The problem is not financial market freedom but how to guard against rogue operations. Preliminary charges filed against Kerviel include breach of trust, falsifying documents and breaching computer security. It has also emerged that Eurex, an international derivatives exchange, had warned Société Générale about some of Kerviel’s deals. But when the bank asked the trader about these positions he allegedly produced a fake document to justify the risk.

Before being promoted to the arbitrage department in 2005, Kerviel had worked in the back offices where trades are monitored. In that role, he may have been familiar with passwords and counter trading facilities. Because he is being charged with breaking computer security, this many indicate an investigation that is focusing on inside knowledge of these data operations.

The question about how Société Générale’s gigantic losses could be incurred therefore should not focus on financial market liberalization. While the article in The Observer claims that new and complex financial products are creating inherent instability, the events at Société Générale merely show that internal monitoring procedures were unable to prevent problems at one bank.

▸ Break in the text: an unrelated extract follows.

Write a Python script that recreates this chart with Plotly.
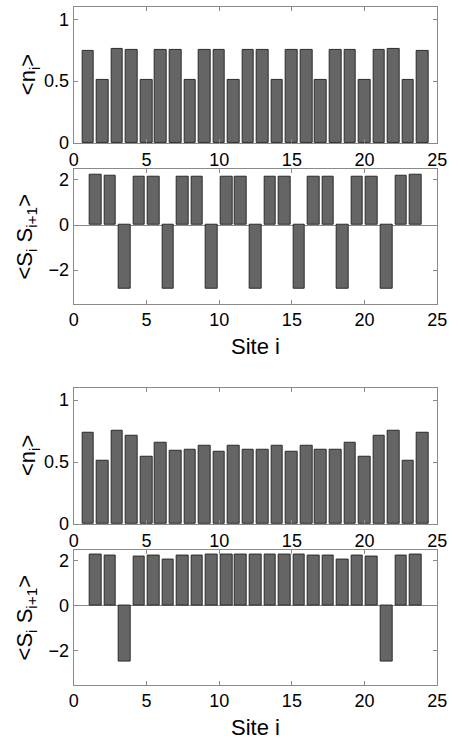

On February 4th, the French government produced a preliminary report trying to draw lessons from the scandal. It outlines some obvious guidelines which the bank would now certainly enforce without any need for outside regulators such as tighter computer security and the imposition of what the French finance minister calls a “Chinese wall” between back, middle and front offices. The report also says that “certain mechanism of internal controls of Société Générale did not work” thus acknowledging that the problem mainly concerns the lack of enforcement of existing internal rules rather than the need to create more from the outside.

In addition to that, the report makes two recommendations which may be more motivated by the government’s desire to be seen to do something rather than to address the actual scandal. Firstly, it calls for higher penalties for fraud which is not strictly relevant in Kerviel’s case since prosecutors have not indicted him for fraud. Secondly, it proposes the elaboration of unified international standards to monitor bank operations. However, while the scandal had huge international repercussions, there is so far no sign of wrongdoing or negligence outside the Paris office of Société Générale.

Beyond the need for the proper enforcement of internal security procedures, the events highlights the need for a greater awareness of the personal responsibility which individual actors in the financial world carry. However, such moral awareness cannot be introduced through regulation.